(Task to complete): Print the listing in its entirety and exactly, leaving out images.

(Raw data):
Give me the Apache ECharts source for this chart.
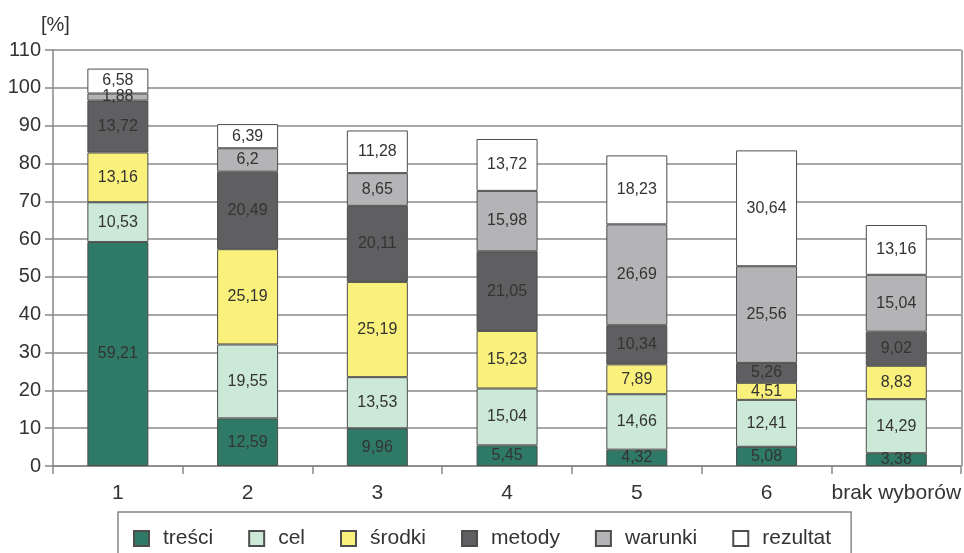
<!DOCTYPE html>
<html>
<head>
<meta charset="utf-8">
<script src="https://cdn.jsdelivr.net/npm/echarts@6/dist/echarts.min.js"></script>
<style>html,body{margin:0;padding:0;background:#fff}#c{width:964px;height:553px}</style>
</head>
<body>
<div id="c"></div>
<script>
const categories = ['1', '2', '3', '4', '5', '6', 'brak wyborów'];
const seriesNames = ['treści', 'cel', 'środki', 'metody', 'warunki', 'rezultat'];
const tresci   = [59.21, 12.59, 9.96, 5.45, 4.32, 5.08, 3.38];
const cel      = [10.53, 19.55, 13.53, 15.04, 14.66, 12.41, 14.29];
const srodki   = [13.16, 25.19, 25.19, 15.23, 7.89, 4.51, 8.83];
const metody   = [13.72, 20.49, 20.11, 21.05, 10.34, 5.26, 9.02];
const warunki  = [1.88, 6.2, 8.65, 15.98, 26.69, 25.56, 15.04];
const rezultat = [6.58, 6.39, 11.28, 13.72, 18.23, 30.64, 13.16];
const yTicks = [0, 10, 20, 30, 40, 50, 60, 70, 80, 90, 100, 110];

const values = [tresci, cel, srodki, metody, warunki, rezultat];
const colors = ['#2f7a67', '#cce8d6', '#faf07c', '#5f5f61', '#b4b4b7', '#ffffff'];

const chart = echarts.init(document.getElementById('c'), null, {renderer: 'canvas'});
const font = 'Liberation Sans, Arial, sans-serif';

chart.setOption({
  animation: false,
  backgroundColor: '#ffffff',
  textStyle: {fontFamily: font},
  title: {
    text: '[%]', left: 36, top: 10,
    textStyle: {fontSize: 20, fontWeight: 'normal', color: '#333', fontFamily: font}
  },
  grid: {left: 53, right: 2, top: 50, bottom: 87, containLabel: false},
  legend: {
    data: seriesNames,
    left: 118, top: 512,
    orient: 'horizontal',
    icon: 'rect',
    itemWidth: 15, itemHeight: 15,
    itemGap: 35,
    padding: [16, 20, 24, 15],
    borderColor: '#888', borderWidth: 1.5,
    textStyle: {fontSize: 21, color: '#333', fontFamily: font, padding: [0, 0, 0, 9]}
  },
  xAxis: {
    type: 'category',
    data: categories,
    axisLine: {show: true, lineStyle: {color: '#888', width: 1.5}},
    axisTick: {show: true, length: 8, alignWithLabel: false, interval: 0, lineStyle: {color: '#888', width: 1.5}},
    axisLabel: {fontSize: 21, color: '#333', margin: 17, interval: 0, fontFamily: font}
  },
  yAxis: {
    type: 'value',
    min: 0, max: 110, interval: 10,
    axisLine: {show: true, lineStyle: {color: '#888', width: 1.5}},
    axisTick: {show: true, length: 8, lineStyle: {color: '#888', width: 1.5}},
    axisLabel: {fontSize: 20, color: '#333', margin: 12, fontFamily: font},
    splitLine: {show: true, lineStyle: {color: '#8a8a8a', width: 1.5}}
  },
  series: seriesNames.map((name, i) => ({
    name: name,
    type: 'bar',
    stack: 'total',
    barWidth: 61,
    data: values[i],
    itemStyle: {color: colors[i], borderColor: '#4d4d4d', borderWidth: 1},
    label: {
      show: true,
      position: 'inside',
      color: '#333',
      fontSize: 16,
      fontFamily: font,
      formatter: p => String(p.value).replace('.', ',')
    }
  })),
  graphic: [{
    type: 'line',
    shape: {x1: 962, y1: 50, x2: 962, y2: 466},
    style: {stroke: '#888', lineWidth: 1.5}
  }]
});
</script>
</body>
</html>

(Written reply):
Give me the Apache ECharts source for this chart.
<!DOCTYPE html>
<html>
<head>
<meta charset="utf-8">
<script src="https://cdn.jsdelivr.net/npm/echarts@6/dist/echarts.min.js"></script>
<style>html,body{margin:0;padding:0;background:#fff}#c{width:964px;height:553px}</style>
</head>
<body>
<div id="c"></div>
<script>
const categories = ['1', '2', '3', '4', '5', '6', 'brak wyborów'];
const seriesNames = ['treści', 'cel', 'środki', 'metody', 'warunki', 'rezultat'];
const tresci   = [59.21, 12.59, 9.96, 5.45, 4.32, 5.08, 3.38];
const cel      = [10.53, 19.55, 13.53, 15.04, 14.66, 12.41, 14.29];
const srodki   = [13.16, 25.19, 25.19, 15.23, 7.89, 4.51, 8.83];
const metody   = [13.72, 20.49, 20.11, 21.05, 10.34, 5.26, 9.02];
const warunki  = [1.88, 6.2, 8.65, 15.98, 26.69, 25.56, 15.04];
const rezultat = [6.58, 6.39, 11.28, 13.72, 18.23, 30.64, 13.16];
const yTicks = [0, 10, 20, 30, 40, 50, 60, 70, 80, 90, 100, 110];

const values = [tresci, cel, srodki, metody, warunki, rezultat];
const colors = ['#2f7a67', '#cce8d6', '#faf07c', '#5f5f61', '#b4b4b7', '#ffffff'];

const chart = echarts.init(document.getElementById('c'), null, {renderer: 'canvas'});
const font = 'Liberation Sans, Arial, sans-serif';

chart.setOption({
  animation: false,
  backgroundColor: '#ffffff',
  textStyle: {fontFamily: font},
  title: {
    text: '[%]', left: 36, top: 10,
    textStyle: {fontSize: 20, fontWeight: 'normal', color: '#333', fontFamily: font}
  },
  grid: {left: 53, right: 2, top: 50, bottom: 87, containLabel: false},
  legend: {
    data: seriesNames,
    left: 118, top: 512,
    orient: 'horizontal',
    icon: 'rect',
    itemWidth: 15, itemHeight: 15,
    itemGap: 35,
    padding: [16, 20, 24, 15],
    borderColor: '#888', borderWidth: 1.5,
    textStyle: {fontSize: 21, color: '#333', fontFamily: font, padding: [0, 0, 0, 9]}
  },
  xAxis: {
    type: 'category',
    data: categories,
    axisLine: {show: true, lineStyle: {color: '#888', width: 1.5}},
    axisTick: {show: true, length: 8, alignWithLabel: false, interval: 0, lineStyle: {color: '#888', width: 1.5}},
    axisLabel: {fontSize: 21, color: '#333', margin: 17, interval: 0, fontFamily: font}
  },
  yAxis: {
    type: 'value',
    min: 0, max: 110, interval: 10,
    axisLine: {show: true, lineStyle: {color: '#888', width: 1.5}},
    axisTick: {show: true, length: 8, lineStyle: {color: '#888', width: 1.5}},
    axisLabel: {fontSize: 20, color: '#333', margin: 12, fontFamily: font},
    splitLine: {show: true, lineStyle: {color: '#8a8a8a', width: 1.5}}
  },
  series: seriesNames.map((name, i) => ({
    name: name,
    type: 'bar',
    stack: 'total',
    barWidth: 61,
    data: values[i],
    itemStyle: {color: colors[i], borderColor: '#4d4d4d', borderWidth: 1},
    label: {
      show: true,
      position: 'inside',
      color: '#333',
      fontSize: 16,
      fontFamily: font,
      formatter: p => String(p.value).replace('.', ',')
    }
  })),
  graphic: [{
    type: 'line',
    shape: {x1: 962, y1: 50, x2: 962, y2: 466},
    style: {stroke: '#888', lineWidth: 1.5}
  }]
});
</script>
</body>
</html>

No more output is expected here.